On transparency of everyone’s goals:

“OKRs are another great example of transparency. These are an individual’s Objectives (the strategic goals to accomplish) and Key Results (the way in which progress toward that goal is measured). Every employee updates and posts his OKRs company-wide every quarter, making it easy for anyone to quickly find anyone else’s priorities. When you meet someone at Google and want to learn more about what they do, you go on Moma and read their OKRs. This isn’t just a job title and description of the role, it’s their first-person account of the stuff they are working on and care about. It’s the fastest way to figure out what motivates them.”

 

On a better way to conduct a Q&A session:

“Another example is TGIF. The weekly company-wide meeting that Larry and Sergey host has always featured a no-holds-barred Q&A session, but as the company grew, this got harder and harder to manage.
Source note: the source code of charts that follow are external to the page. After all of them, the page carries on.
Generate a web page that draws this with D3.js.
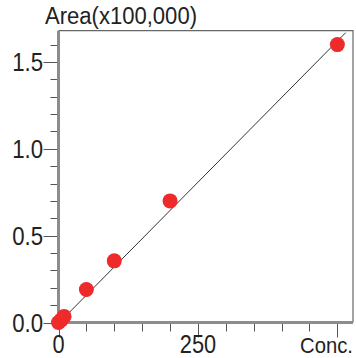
<!DOCTYPE html>
<html><head><meta charset="utf-8">
<script src="https://cdn.jsdelivr.net/npm/d3@7"></script>
<style>html,body{margin:0;padding:0;background:#fff;overflow:hidden}</style>
</head><body>
<svg id="c" width="356" height="358"></svg>
<script>
const concValues = [0, 5, 10, 50, 100, 200, 500];
const areaValues = [0.0, 0.015, 0.035, 0.19, 0.355, 0.70, 1.60];
const fitConc = [0, 515];
const fitArea = [-0.005, 1.669];
const yMajorTicks = [0, 0.5, 1.0, 1.5];
const yTickLabels = ["0.0", "0.5", "1.0", "1.5"];
const xMajorTicks = [0, 250, 500];
const xTickLabels = ["0", "250", ""];
const yMinorTicks = d3.range(0, 1.65, 0.1);
const xMinorTicks = d3.range(0, 501, 50);
const yTitle = "Area(x100,000)";
const xTitle = "Conc.";

const svg = d3.select("#c");
const x = d3.scaleLinear().domain([0, 528]).range([58.5, 353]);
const y = d3.scaleLinear().domain([0, 1.68]).range([322.5, 30.7]);
const font = "'Liberation Sans', Arial, sans-serif";
const sx = 0.87;

// frame top/right
svg.append("path")
  .attr("d", `M${x(0)},${y(1.68)}H${x(528)}V${y(0)}`)
  .attr("fill", "none").attr("stroke", "#666").attr("stroke-width", 1.2);

// y ticks
const gy = svg.append("g");
gy.selectAll("line.mn").data(yMinorTicks).join("line")
  .attr("x1", x(0) - 8).attr("x2", x(0))
  .attr("y1", d => Math.round(y(d)) + 0.5).attr("y2", d => Math.round(y(d)) + 0.5)
  .attr("stroke", "#555").attr("stroke-width", 1);
gy.selectAll("line.mj").data(yMajorTicks).join("line")
  .attr("x1", x(0) - 15).attr("x2", x(0))
  .attr("y1", d => Math.round(y(d)) + 0.5).attr("y2", d => Math.round(y(d)) + 0.5)
  .attr("stroke", "#555").attr("stroke-width", 1);
gy.selectAll("text").data(yMajorTicks).join("text")
  .attr("transform", d => `translate(43,${y(d)}) scale(${sx},1)`)
  .attr("dy", "0.36em")
  .attr("text-anchor", "end").attr("font-family", font).attr("font-size", 25.5)
  .attr("fill", "#222").text((d, i) => yTickLabels[i]);

// x ticks
const gx = svg.append("g");
gx.selectAll("line.mn").data(xMinorTicks).join("line")
  .attr("x1", d => Math.round(x(d)) + 0.5).attr("x2", d => Math.round(x(d)) + 0.5)
  .attr("y1", y(0)).attr("y2", y(0) + 9)
  .attr("stroke", "#555").attr("stroke-width", 1);
gx.selectAll("line.mj").data(xMajorTicks).join("line")
  .attr("x1", d => Math.round(x(d)) + 0.5).attr("x2", d => Math.round(x(d)) + 0.5)
  .attr("y1", y(0)).attr("y2", y(0) + 15)
  .attr("stroke", "#555").attr("stroke-width", 1);
gx.selectAll("text").data(xMajorTicks).join("text")
  .attr("transform", d => `translate(${x(d)},353) scale(${sx},1)`)
  .attr("text-anchor", "middle").attr("font-family", font).attr("font-size", 25)
  .attr("fill", "#222").text((d, i) => xTickLabels[i]);

// axes (thick gray)
svg.append("line").attr("x1", x(0)).attr("x2", x(0)).attr("y1", y(1.68)).attr("y2", y(0) + 1.5)
  .attr("stroke", "#8c8c8c").attr("stroke-width", 3);
svg.append("line").attr("x1", x(0) - 1.5).attr("x2", x(528)).attr("y1", y(0)).attr("y2", y(0))
  .attr("stroke", "#8c8c8c").attr("stroke-width", 3);

// fit line
svg.append("path")
  .datum(fitConc.map((c, i) => [c, fitArea[i]]))
  .attr("d", d3.line().x(d => x(d[0])).y(d => y(d[1])))
  .attr("fill", "none").attr("stroke", "#333").attr("stroke-width", 1);

// points
svg.selectAll("circle").data(concValues).join("circle")
  .attr("cx", d => x(d)).attr("cy", (d, i) => y(areaValues[i]))
  .attr("r", 7.5).attr("fill", "#ee2a2a");

// titles
svg.append("text").attr("x", 45).attr("y", 24).attr("font-family", font).attr("font-size", 23)
  .attr("textLength", 152).attr("lengthAdjust", "spacingAndGlyphs")
  .attr("fill", "#222").text(yTitle);
svg.append("text").attr("transform", "translate(353,353) scale(0.9,1)").attr("text-anchor", "end")
  .attr("font-family", font).attr("font-size", 22.5)
  .attr("fill", "#222").text(xTitle);
</script>
</body></html>
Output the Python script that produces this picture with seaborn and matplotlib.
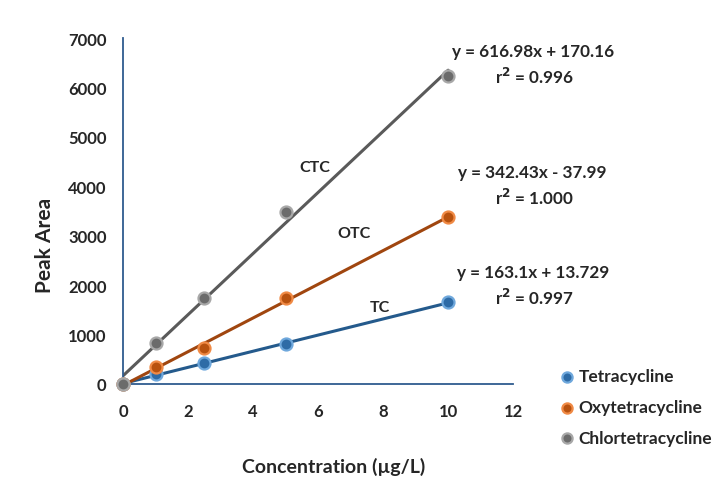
import numpy as np
import pandas as pd
import matplotlib
matplotlib.use("Agg")
import matplotlib.pyplot as plt
import seaborn as sns

# concentrations (ug/L) and peak areas
conc = [0, 1, 2.5, 5, 10]
tc_area = [0, 201, 416, 805, 1651]
otc_area = [0, 336, 725, 1732, 3376]
ctc_area = [0, 825, 1745, 3476, 6228]

names = ["Tetracycline", "Oxytetracycline", "Chlortetracycline"]
short = ["TC", "OTC", "CTC"]
equations = ["y = 163.1x + 13.729", "y = 342.43x - 37.99", "y = 616.98x + 170.16"]
r2_text = ["r$^2$ = 0.997", "r$^2$ = 1.000", "r$^2$ = 0.996"]

line_colors = ["#245A8C", "#A0460F", "#5A5A5A"]
face_colors = ["#2E6BA6", "#B8520F", "#6B6B6B"]
edge_colors = ["#6FA8DC", "#F08A45", "#A8A8A8"]

df = pd.DataFrame({
    "conc": conc * 3,
    "area": tc_area + otc_area + ctc_area,
    "drug": [n for n in names for _ in conc],
})

sns.set_style("white")
plt.rcParams["font.family"] = ["Lato", "DejaVu Sans"]
plt.rcParams["font.weight"] = "bold"

fig = plt.figure(figsize=(7.2, 4.81), dpi=100)
ax = fig.add_axes([0.171, 0.1996, 0.5417, 0.7193])

# fitted calibration lines
for i, name in enumerate(names):
    sub = df[df["drug"] == name]
    sns.regplot(data=sub, x="conc", y="area", ax=ax, ci=None, scatter=False,
                truncate=True, line_kws={"color": line_colors[i], "lw": 2.2, "zorder": 2})
# measured points
for i, name in enumerate(names):
    sub = df[df["drug"] == name]
    sns.scatterplot(data=sub, x="conc", y="area", ax=ax, color=face_colors[i],
                    edgecolor=edge_colors[i], linewidth=1.6, s=75, zorder=3,
                    label=name, clip_on=False)

# series labels and fit equations
label_pos = [(7.9, 1550), (7.1, 3050), (5.9, 4400)]
eq_pos = [(12.6, 2260), (12.6, 4290), (12.6, 6730)]
for i in range(3):
    ax.text(*label_pos[i], short[i], fontsize=11.5, fontweight="bold", ha="center", va="center")
    ax.text(eq_pos[i][0], eq_pos[i][1], equations[i], fontsize=12.3, fontweight="bold",
            ha="center", va="center", clip_on=False)
    ax.text(eq_pos[i][0] + 0.05, eq_pos[i][1] - 500, r2_text[i], fontsize=12.3,
            fontweight="bold", ha="center", va="center", clip_on=False)

ax.set_xlim(0, 12)
ax.set_ylim(0, 7000)
ax.set_xticks(range(0, 13, 2))
ax.set_yticks(range(0, 7001, 1000))
ax.set_xlabel("Concentration (µg/L)", fontsize=14, fontweight="bold", va="center")
ax.set_ylabel("Peak Area", fontsize=15, fontweight="bold", va="center")
ax.xaxis.set_label_coords(0.541, -0.237)
ax.yaxis.set_label_coords(-0.2, 0.404)

spine_color = "#2F5C8F"
sns.despine(ax=ax)
for s in ["left", "bottom"]:
    ax.spines[s].set_color(spine_color)
    ax.spines[s].set_linewidth(1.3)
ax.tick_params(axis="both", direction="out", length=5, width=1.3, color=spine_color,
               labelsize=12)
ax.tick_params(axis="x", pad=9)
ax.tick_params(axis="y", pad=7)
for lab in ax.get_xticklabels() + ax.get_yticklabels():
    lab.set_fontweight("bold")

handles, labels = ax.get_legend_handles_labels()
ax.legend(handles, labels, loc="upper left", bbox_to_anchor=(1.075, 0.09), frameon=False,
          handlelength=1.0, handletextpad=0.2, labelspacing=0.85, markerscale=0.85,
          prop={"size": 12.5, "weight": "bold"})

fig.savefig("out.png", dpi=100)
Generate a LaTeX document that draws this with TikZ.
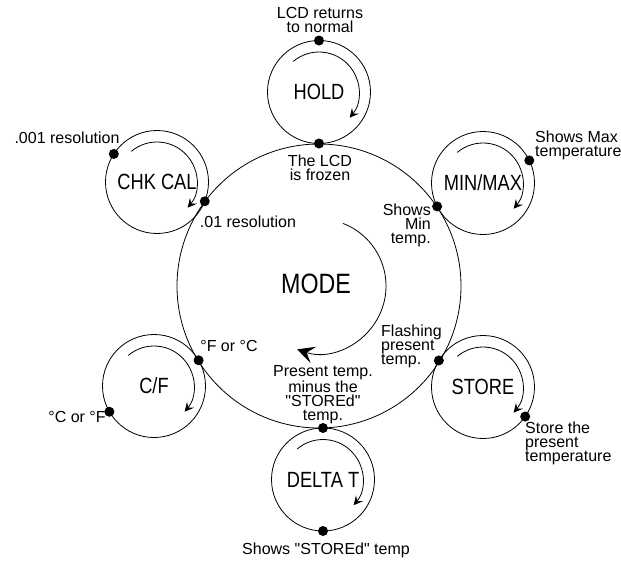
\documentclass[tikz,border=0pt]{standalone}
\usepackage{fontspec}
\setmainfont{Liberation Sans}
\newfontfamily\narrowfont[FakeStretch=0.83]{Liberation Sans}
\usepackage{tikz}
\usetikzlibrary{arrows.meta}

\tikzset{
  submode/.style={circle, draw, line width=0.8pt, minimum size=103pt, inner sep=0pt, outer sep=0pt,
    font=\narrowfont\fontsize{22}{22}\selectfont},
  contact/.style={circle, fill=black, minimum size=10pt, inner sep=0pt},
  remark/.style={inner sep=0pt, font=\fontsize{16}{14}\selectfont},
  turn/.style={line width=0.8pt, -{Stealth[length=9pt,width=9pt,inset=3.5pt]}},
}

\begin{document}
\begin{tikzpicture}[x=1pt,y=1pt]
    \useasboundingbox (0,0) rectangle (621,-560);

    % the big MODE ring
    \coordinate (hub) at (319,-286);
    \draw[line width=0.8pt] (hub) circle[radius=142];
    \node[font=\narrowfont\fontsize{28}{28}\selectfont] (mode) at (316,-284) {MODE};
    \draw[line width=0.8pt, -{Stealth[length=17pt,width=17pt,inset=7pt]}]
        ([shift={(69:67)}]hub) arc[start angle=69, end angle=-109, radius=67];

    % the six sub modes
    \node[submode] (hold) at (319,-92) {HOLD};
    \node[submode] (minmax) at (483,-183) {MIN/MAX};
    \node[submode] (chkcal) at (157,-182) {CHK CAL};
    \node[submode] (cf) at (154,-386) {C/F};
    \node[submode] (store) at (483,-387) {STORE};
    \node[submode] (deltat) at (323,-479.5) {DELTA T};

    \foreach \m in {hold,minmax,chkcal,cf,store,deltat}
        \draw[turn] ([shift={(130:40)}]\m.center) arc[start angle=130, end angle=-40, radius=40];

    % dots where the rings meet
    \node[contact] (holdin) at (hold.270) {};
    \node[contact] (holdout) at (hold.90) {};
    \node[contact] (minmaxin) at (minmax.207.5) {};
    \node[contact] (minmaxout) at (minmax.26) {};
    \node[contact] (chkcalin) at (chkcal.-22) {};
    \node[contact] (chkcalout) at (chkcal.147) {};
    \node[contact] (cfin) at (cf.30) {};
    \node[contact] (cfout) at (cf.210) {};
    \node[contact] (storein) at (store.149.5) {};
    \node[contact] (storeout) at (store.-35) {};
    \node[contact] (deltatin) at (deltat.90) {};
    \node[contact] (deltatout) at (deltat.270) {};

    % texts
    \node[remark, align=center] (holdnormal) at (320,-20) {LCD returns\\to normal};
    \node[remark, align=center] (holdfrozen) at (320,-168) {The LCD\\is frozen};
    \node[remark, align=left, anchor=west] (maxtext) at (535,-145) {Shows Max\\temperature};
    \node[remark, align=right, anchor=east] (mintext) at (431,-225) {Shows\\Min\\temp.};
    \node[remark] (finetext) at (67,-138) {.001 resolution};
    \node[remark] (coarsetext) at (248,-222) {.01 resolution};
    \node[remark] (fctext) at (229,-346) {°F or °C};
    \node[remark] (cftext) at (77,-417) {°C or °F};
    \node[remark, align=left, anchor=west] (flashtext) at (381,-346) {Flashing\\present\\temp.};
    \node[remark, align=left, anchor=west] (storetext) at (525,-443) {Store the\\present\\temperature};
    \node[remark, align=center] (minustext) at (323,-395)
        {Present temp.\\minus the\\\textquotedbl STOREd\textquotedbl\\temp.};
    \node[remark] (storedtext) at (326,-550) {Shows \textquotedbl STOREd\textquotedbl{} temp};
\end{tikzpicture}
\end{document}
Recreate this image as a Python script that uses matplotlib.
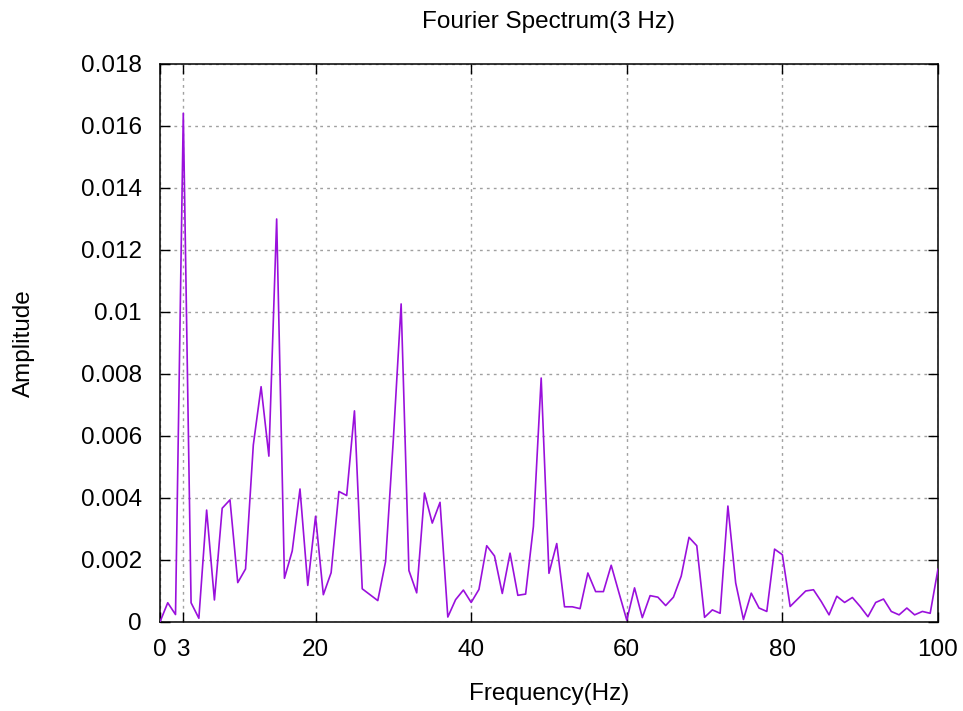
import numpy as np
import matplotlib.pyplot as plt

plt.rcParams['font.family'] = ['Liberation Sans', 'DejaVu Sans']

# frequency bins (Hz) and amplitude
freq = np.arange(0, 101)
amp = [
    0.0, 0.00062, 0.00024, 0.01641, 0.00062, 0.00012, 0.00361, 0.00071, 0.00367, 0.00394,
    0.00127, 0.00171, 0.00571, 0.00759, 0.00535, 0.0130, 0.00141, 0.00229, 0.00429, 0.00118,
    0.00341, 0.00088, 0.00159, 0.00421, 0.00408, 0.00681, 0.00107, 0.00088, 0.00069, 0.00195,
    0.0059, 0.01026, 0.00166, 0.00094, 0.00416, 0.00319, 0.00386, 0.00016, 0.00072, 0.00103,
    0.00063, 0.00105, 0.00246, 0.00213, 0.00092, 0.00222, 0.00086, 0.0009, 0.00308, 0.00787,
    0.00157, 0.00253, 0.00049, 0.00049, 0.00043, 0.00158, 0.00098, 0.00098, 0.00183, 0.00094,
    0.00006, 0.0011, 0.00014, 0.00085, 0.0008, 0.00053, 0.0008, 0.00148, 0.00273, 0.00246,
    0.00015, 0.00039, 0.00028, 0.00374, 0.00126, 0.00008, 0.00093, 0.00045, 0.00034, 0.00235,
    0.00217, 0.0005, 0.00075, 0.001, 0.00104, 0.00066, 0.00023, 0.00083, 0.00063, 0.00079,
    0.0005, 0.00017, 0.00063, 0.00074, 0.00034, 0.00023, 0.00045, 0.00023, 0.00034, 0.00028,
    0.0017,
]

xticks = [0, 3, 20, 40, 60, 80, 100]
yticks = np.arange(0, 0.0181, 0.002)
ylabels = ['0'] + ['%g' % round(v, 3) for v in yticks[1:]]

fig = plt.figure(figsize=(9.63, 7.11), dpi=100)
ax = fig.add_axes([0.1661, 0.1252, 0.8079, 0.7848])

ax.plot(freq, amp, color='#9a10dc', lw=1.2, zorder=3)

ax.set_xlim(0, 100)
ax.set_ylim(0, 0.018)
ax.set_xticks(xticks)
ax.set_yticks(yticks)
ax.set_yticklabels(ylabels)
ax.tick_params(direction='in', length=7, width=1, top=True, right=True,
               labelsize=17.5, colors='black')
ax.tick_params(axis='y', pad=13)
ax.tick_params(axis='x', pad=12)
ax.grid(True, color='#a0a0a0', linestyle=(0, (2, 3)), linewidth=1)
for s in ax.spines.values():
    s.set_linewidth(1.1)

ax.set_title('Fourier Spectrum(3 Hz)', fontsize=17.5, pad=26)
ax.set_xlabel('Frequency(Hz)', fontsize=17.5, labelpad=16)
ax.set_ylabel('Amplitude', fontsize=17.5, labelpad=33)

fig.savefig('out.png', dpi=100)
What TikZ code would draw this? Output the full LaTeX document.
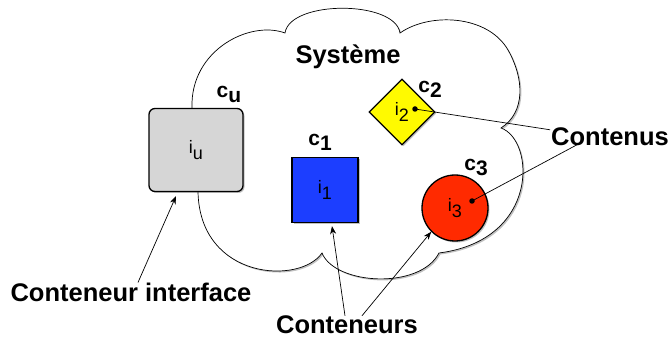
\documentclass[tikz,border=0pt]{standalone}
\usepackage{fontspec}
\setmainfont{Liberation Sans}
\usetikzlibrary{shapes.geometric,shadows,arrows.meta}
\definecolor{boxgray}{RGB}{214,214,214}
\definecolor{boxblue}{RGB}{28,62,255}
\definecolor{boxyellow}{RGB}{255,250,0}
\definecolor{boxred}{RGB}{255,42,0}
\newcommand\subt[1]{\raisebox{-0.45ex}{#1}}
\newcommand\isub[1]{\raisebox{-0.65ex}{#1}}
\tikzset{
  shad/.style={drop shadow={shadow xshift=1.5pt,shadow yshift=-1.5pt,opacity=0.35,fill=black!70}},
  cloudline/.style={draw=black,line width=0.7pt,fill=white,shad},
  compo/.style={draw=black,line width=1.3pt,inner sep=0pt,shad,font=\fontsize{18}{18}\selectfont},
  clabel/.style={font=\fontsize{21}{21}\selectfont\bfseries,inner sep=0pt},
  biglabel/.style={font=\fontsize{25.5}{27}\selectfont\bfseries,inner sep=1pt},
  arr/.style={line width=0.7pt,-{Stealth[length=8pt,width=6pt]}},
  pointer/.style={line width=0.7pt},
  dotnode/.style={circle,fill=black,inner sep=0pt,minimum size=5.5pt}
}
\begin{document}
\begin{tikzpicture}[x=1pt,y=-1pt]
\useasboundingbox (0,0) rectangle (670,339);
% cloud
\path[cloudline] (192,108) .. controls (190,50) and (250,20) .. (285,33)
  .. controls (290,0) and (395,0) .. (400,33)
  .. controls (430,12) and (488,15) .. (508,50)
  .. controls (524,78) and (526,112) .. (501,128)
  .. controls (535,140) and (540,240) .. (439,253)
  .. controls (420,290) and (335,285) .. (322,253)
  .. controls (300,285) and (200,280) .. (198,192) -- cycle;
\node[biglabel] (sys) at (348,57) {Système};
% components
\node[compo,rectangle,rounded corners=6pt,fill=boxgray,minimum width=94pt,minimum height=83pt] (iface) at (196,150) {i\isub{u}};
\node[compo,rectangle,fill=boxblue,minimum width=66pt,minimum height=65pt] (c1) at (325,190) {i\isub{1}};
\node[compo,diamond,fill=boxyellow,minimum width=66pt,minimum height=66pt] (c2) at (402,112) {i\isub{2}};
\node[compo,circle,fill=boxred,minimum size=66pt] (c3) at (455,208) {i\isub{3}};
% container labels
\node[clabel] (lu) at (229,94) {c\subt{u}};
\node[clabel] (l1) at (320,142) {c\subt{1}};
\node[clabel] (l2) at (430,89) {c\subt{2}};
\node[clabel] (l3) at (476,167) {c\subt{3}};
% dots
\node[dotnode] (dot2) at (415,109) {};
\node[dotnode] (dot3) at (472,201) {};
% big labels
\node[biglabel] (contenus) at (610,137) {Contenus};
\node[biglabel] (ci) at (131,292) {Conteneur interface};
\node[biglabel] (cont) at (347,325) {Conteneurs};
% connectors
\draw[pointer] ([xshift=0pt,yshift=-3pt]contenus.north west) -- (dot2.center);
\draw[pointer] ([xshift=28pt,yshift=3pt]contenus.south west) -- (dot3.center);
\draw[arr] ([xshift=7pt,yshift=-1pt]ci.north) -- ([xshift=-20pt,yshift=-4pt]iface.south);
\draw[arr] ([xshift=-2pt,yshift=-1pt]cont.north) -- ([xshift=7pt,yshift=-3pt]c1.south);
\draw[arr] ([xshift=15pt,yshift=-1pt]cont.north) -- (c3.south west);
\end{tikzpicture}
\end{document}
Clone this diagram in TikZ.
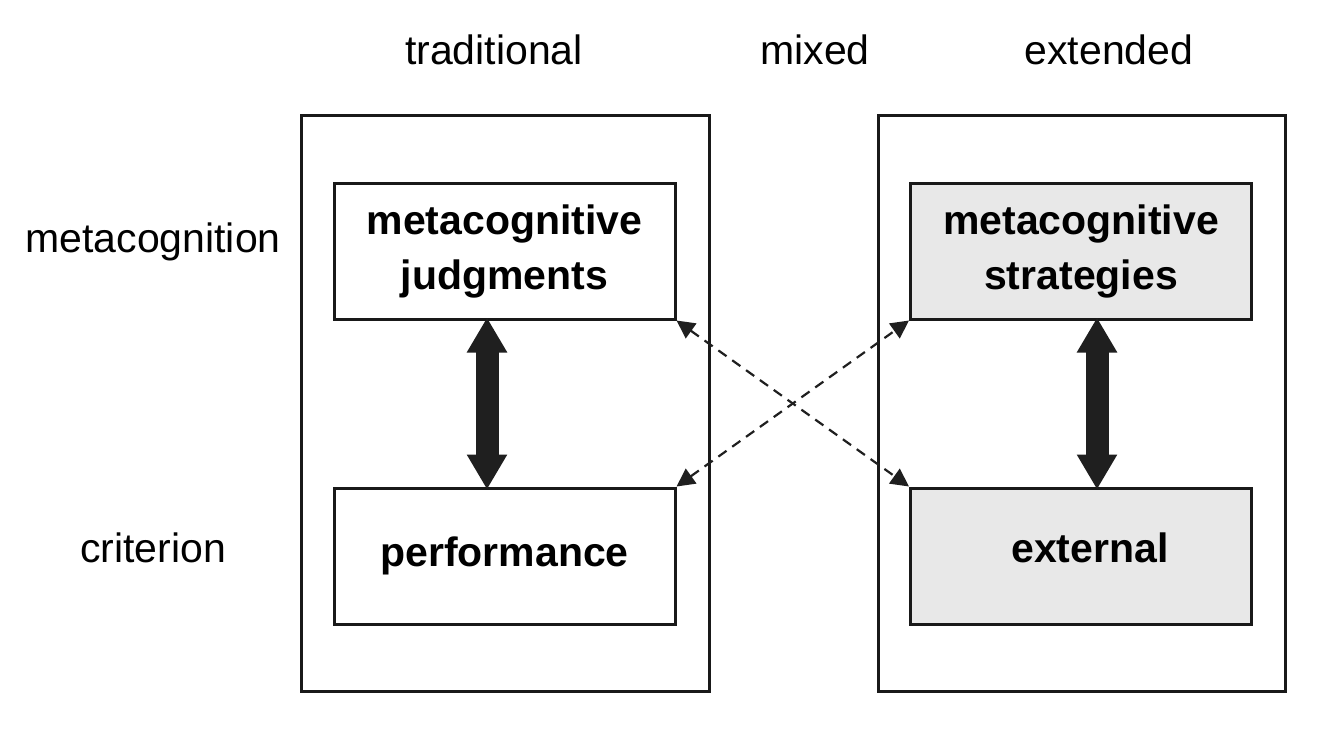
\documentclass[tikz,border=0pt]{standalone}
\usepackage{fontspec}
\setmainfont{Liberation Sans}
\usetikzlibrary{arrows.meta}
\definecolor{boxgray}{HTML}{E8E8E8}
\begin{document}
\begin{tikzpicture}[x=0.5pt,y=-0.5pt,
  lab/.style={font=\fontsize{20.5}{25}\selectfont, inner sep=0pt},
  outerbox/.style={draw=black!90, line width=1.5pt},
  innerbox/.style={draw=black!90, line width=1.5pt, minimum width=170.5pt, minimum height=68pt, inner sep=0pt, align=center, font=\fontsize{20.5}{27.5}\selectfont\bfseries},
  bigarrow/.style={line width=11.5pt, draw=black!88, shorten <=-1.5pt, shorten >=-1.5pt, {Triangle[length=17.5pt,width=19pt]}-{Triangle[length=17.5pt,width=19pt]}},
  dasharrow/.style={line width=1.1pt, draw=black!88, dash pattern=on 5pt off 3.5pt, {Triangle[length=9pt,width=9pt]}-{Triangle[length=9pt,width=9pt]}}
]
\useasboundingbox (0,0) rectangle (1331,744);
\draw[outerbox] (301,115) rectangle (709,691);
\draw[outerbox] (878,115) rectangle (1285,691);
\node[lab] (trad) at (494,50) {traditional};
\node[lab] (mixed) at (815,50) {mixed};
\node[lab] (ext) at (1109,50) {extended};
\node[lab] (meta) at (153,242) {metacognition};
\node[lab] (crit) at (153,548) {criterion};
\node[innerbox] (mj) at (504.5,251) {metacognitive\\judgments};
\node[innerbox] (perf) at (504.5,556) {performance};
\node[innerbox, fill=boxgray] (ms) at (1081,251) {metacognitive\\strategies};
\node[innerbox, fill=boxgray] (ex) at (1081,556) {\hspace*{9pt}\raisebox{8pt}{external}};
\draw[bigarrow] ([xshift=-8.75pt]mj.south) -- ([xshift=-8.75pt]perf.north);
\draw[bigarrow] ([xshift=8pt]ms.south) -- ([xshift=8pt]ex.north);
\draw[dasharrow] (mj.south east) -- (ex.north west);
\draw[dasharrow] (perf.north east) -- (ms.south west);
\end{tikzpicture}
\end{document}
So we developed a system called Dory. People who can’t (or don’t want to) ask a question in person can submit it to Dory (named after the memory-challenged fish in Finding Nemo, though, like Dory herself, we can’t recall why), and when they do, others get to vote on whether it’s a good question or not. The more thumbs-up votes a question receives, the higher it goes in the queue, and the tougher questions tend to get a lot of thumbs-up. At TGIF the Dory queue is put on the screen, so as Larry and Sergey go through the questions they can’t cherry-pick which ones they want to answer. They just go down the list, top to bottom, tough questions and easy. Dory lets anyone directly ask the CEO and his team the toughest questions, while the crowdsourcing aspect of it keeps the lame questions to a minimum. Lame answers, on the other hand, are judged in a much lower-tech fashion: TGIF attendees are equipped with red and green paddles and encouraged to wave the red paddles if they don’t feel the questions are fully addressed.”

 

How “coopetition” or “frenemy” type of relationship calls for good old diplomacy:

“To build platforms and successful product ecosystems, companies must work with partners. This often creates interesting situations (and bastardized words: “coopetition,” “frenemy”) where the two companies may be competing in some realms but collaborating in others. The key to success in these situations lies in one of the oldest of the communications arts: diplomacy. In many ways, complex business partnerships are similar to the realpolitik style of diplomacy between countries, which holds that relations should be managed based on pragmatic, not ideological principles. Countries can have a long list of grievances with each other, but it is in their mutual best interests to figure out a way to work together. The alternative—a lack of a relationship, or war—is destructive for everyone. For example, China and the United States have lots of issues, but there is so much trade between the two countries that we must find ways to maintain and build our relationship in spite of our differences.”

 

Budgeting investment in core business, emerging products and new opportunities:

“About 70 percent of the projects were related to the core businesses of search and search advertising, about 20 percent were related to emerging products that had achieved some early success, and about 10 percent involved completely new things that had a high risk of failure but a big payoff if successful. That started a lengthy discussion, the end result of which was that 70/20/10 became our rule for resource allocation: 70 percent of resources dedicated to the core business, 20 percent on emerging, and 10 percent on new.”